EXERCISE DIRECTIONS:
Copy exactly the lines from the start of the material through the line with "0.405, 0.278, 0.188, 0.134, 0.098, 0.08, 0.08]". Pictures stay out of the copy.

------------------------

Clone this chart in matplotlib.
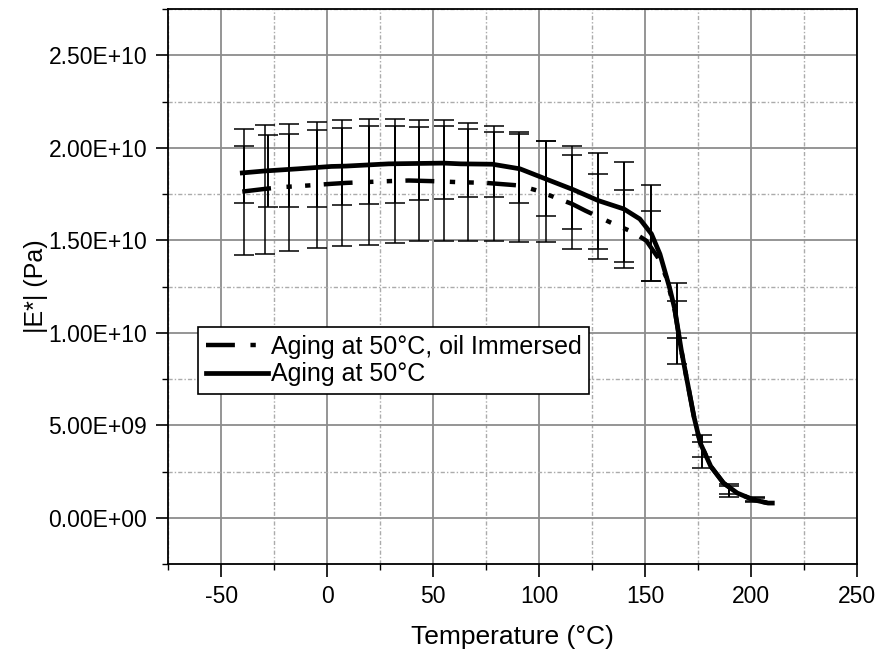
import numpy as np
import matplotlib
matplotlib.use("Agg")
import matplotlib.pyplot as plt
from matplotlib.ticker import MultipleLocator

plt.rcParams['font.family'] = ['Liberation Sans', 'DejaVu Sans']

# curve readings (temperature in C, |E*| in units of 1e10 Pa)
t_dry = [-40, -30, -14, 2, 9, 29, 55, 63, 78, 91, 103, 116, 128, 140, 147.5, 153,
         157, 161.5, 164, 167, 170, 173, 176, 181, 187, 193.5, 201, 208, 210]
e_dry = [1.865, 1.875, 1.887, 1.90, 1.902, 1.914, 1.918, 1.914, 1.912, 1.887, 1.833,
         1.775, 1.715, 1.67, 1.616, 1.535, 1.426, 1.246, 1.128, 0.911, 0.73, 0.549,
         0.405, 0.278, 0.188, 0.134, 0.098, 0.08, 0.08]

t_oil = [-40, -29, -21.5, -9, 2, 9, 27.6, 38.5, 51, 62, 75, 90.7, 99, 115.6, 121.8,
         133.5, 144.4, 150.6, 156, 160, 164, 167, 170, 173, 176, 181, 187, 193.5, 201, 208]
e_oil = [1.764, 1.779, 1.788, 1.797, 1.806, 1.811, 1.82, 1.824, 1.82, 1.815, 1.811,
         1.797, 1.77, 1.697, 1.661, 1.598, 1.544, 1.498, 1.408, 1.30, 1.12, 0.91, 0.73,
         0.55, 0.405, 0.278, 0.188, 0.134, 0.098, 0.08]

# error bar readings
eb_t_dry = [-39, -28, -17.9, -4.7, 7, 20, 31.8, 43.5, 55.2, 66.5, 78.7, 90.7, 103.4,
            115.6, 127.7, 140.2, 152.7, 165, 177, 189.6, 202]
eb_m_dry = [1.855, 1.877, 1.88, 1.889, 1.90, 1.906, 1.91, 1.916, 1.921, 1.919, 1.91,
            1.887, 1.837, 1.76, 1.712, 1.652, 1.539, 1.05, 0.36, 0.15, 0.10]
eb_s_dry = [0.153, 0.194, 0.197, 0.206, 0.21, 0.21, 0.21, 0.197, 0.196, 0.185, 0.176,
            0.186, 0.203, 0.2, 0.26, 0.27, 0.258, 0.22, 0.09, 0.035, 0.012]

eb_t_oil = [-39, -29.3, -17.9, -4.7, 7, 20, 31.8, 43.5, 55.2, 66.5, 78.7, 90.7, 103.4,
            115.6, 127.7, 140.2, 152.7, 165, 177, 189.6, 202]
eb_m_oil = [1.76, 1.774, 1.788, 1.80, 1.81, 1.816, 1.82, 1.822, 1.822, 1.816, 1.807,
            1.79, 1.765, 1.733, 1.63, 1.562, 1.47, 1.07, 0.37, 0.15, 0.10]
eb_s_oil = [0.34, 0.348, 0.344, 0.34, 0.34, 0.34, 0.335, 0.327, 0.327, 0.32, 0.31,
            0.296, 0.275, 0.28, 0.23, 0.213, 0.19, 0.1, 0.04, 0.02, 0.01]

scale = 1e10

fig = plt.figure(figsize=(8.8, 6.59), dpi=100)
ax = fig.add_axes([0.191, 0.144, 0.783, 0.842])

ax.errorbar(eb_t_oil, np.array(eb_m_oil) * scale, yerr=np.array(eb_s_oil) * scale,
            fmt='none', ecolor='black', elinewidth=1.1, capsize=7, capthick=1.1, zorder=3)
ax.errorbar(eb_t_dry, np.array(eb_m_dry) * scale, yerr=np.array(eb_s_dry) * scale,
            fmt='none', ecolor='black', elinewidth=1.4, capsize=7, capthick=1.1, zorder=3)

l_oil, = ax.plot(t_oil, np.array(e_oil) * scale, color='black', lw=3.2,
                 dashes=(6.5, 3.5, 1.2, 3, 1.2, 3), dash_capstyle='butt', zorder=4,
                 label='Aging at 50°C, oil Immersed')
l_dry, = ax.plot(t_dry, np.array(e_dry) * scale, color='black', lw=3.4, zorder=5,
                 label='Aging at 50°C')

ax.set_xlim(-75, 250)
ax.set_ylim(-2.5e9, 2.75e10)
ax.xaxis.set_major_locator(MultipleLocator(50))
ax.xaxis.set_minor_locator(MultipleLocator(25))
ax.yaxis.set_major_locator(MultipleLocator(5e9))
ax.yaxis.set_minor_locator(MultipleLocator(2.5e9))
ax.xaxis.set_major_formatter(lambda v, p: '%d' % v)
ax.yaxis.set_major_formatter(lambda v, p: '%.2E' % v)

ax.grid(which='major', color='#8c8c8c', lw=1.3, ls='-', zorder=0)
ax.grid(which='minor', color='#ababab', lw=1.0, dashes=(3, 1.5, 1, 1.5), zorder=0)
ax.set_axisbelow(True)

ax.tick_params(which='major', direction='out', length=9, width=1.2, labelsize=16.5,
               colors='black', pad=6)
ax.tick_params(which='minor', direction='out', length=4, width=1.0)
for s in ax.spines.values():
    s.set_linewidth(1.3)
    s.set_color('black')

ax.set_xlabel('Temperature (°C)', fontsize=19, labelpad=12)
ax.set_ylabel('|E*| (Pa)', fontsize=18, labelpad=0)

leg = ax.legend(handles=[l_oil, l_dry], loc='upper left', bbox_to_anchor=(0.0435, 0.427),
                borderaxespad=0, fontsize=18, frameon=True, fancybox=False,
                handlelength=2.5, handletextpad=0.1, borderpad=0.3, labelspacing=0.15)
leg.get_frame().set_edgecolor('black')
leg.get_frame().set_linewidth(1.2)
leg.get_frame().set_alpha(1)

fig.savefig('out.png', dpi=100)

------------------------

RESULT OF THE EXERCISE:
Clone this chart in matplotlib.
import numpy as np
import matplotlib
matplotlib.use("Agg")
import matplotlib.pyplot as plt
from matplotlib.ticker import MultipleLocator

plt.rcParams['font.family'] = ['Liberation Sans', 'DejaVu Sans']

# curve readings (temperature in C, |E*| in units of 1e10 Pa)
t_dry = [-40, -30, -14, 2, 9, 29, 55, 63, 78, 91, 103, 116, 128, 140, 147.5, 153,
         157, 161.5, 164, 167, 170, 173, 176, 181, 187, 193.5, 201, 208, 210]
e_dry = [1.865, 1.875, 1.887, 1.90, 1.902, 1.914, 1.918, 1.914, 1.912, 1.887, 1.833,
         1.775, 1.715, 1.67, 1.616, 1.535, 1.426, 1.246, 1.128, 0.911, 0.73, 0.549,
         0.405, 0.278, 0.188, 0.134, 0.098, 0.08, 0.08]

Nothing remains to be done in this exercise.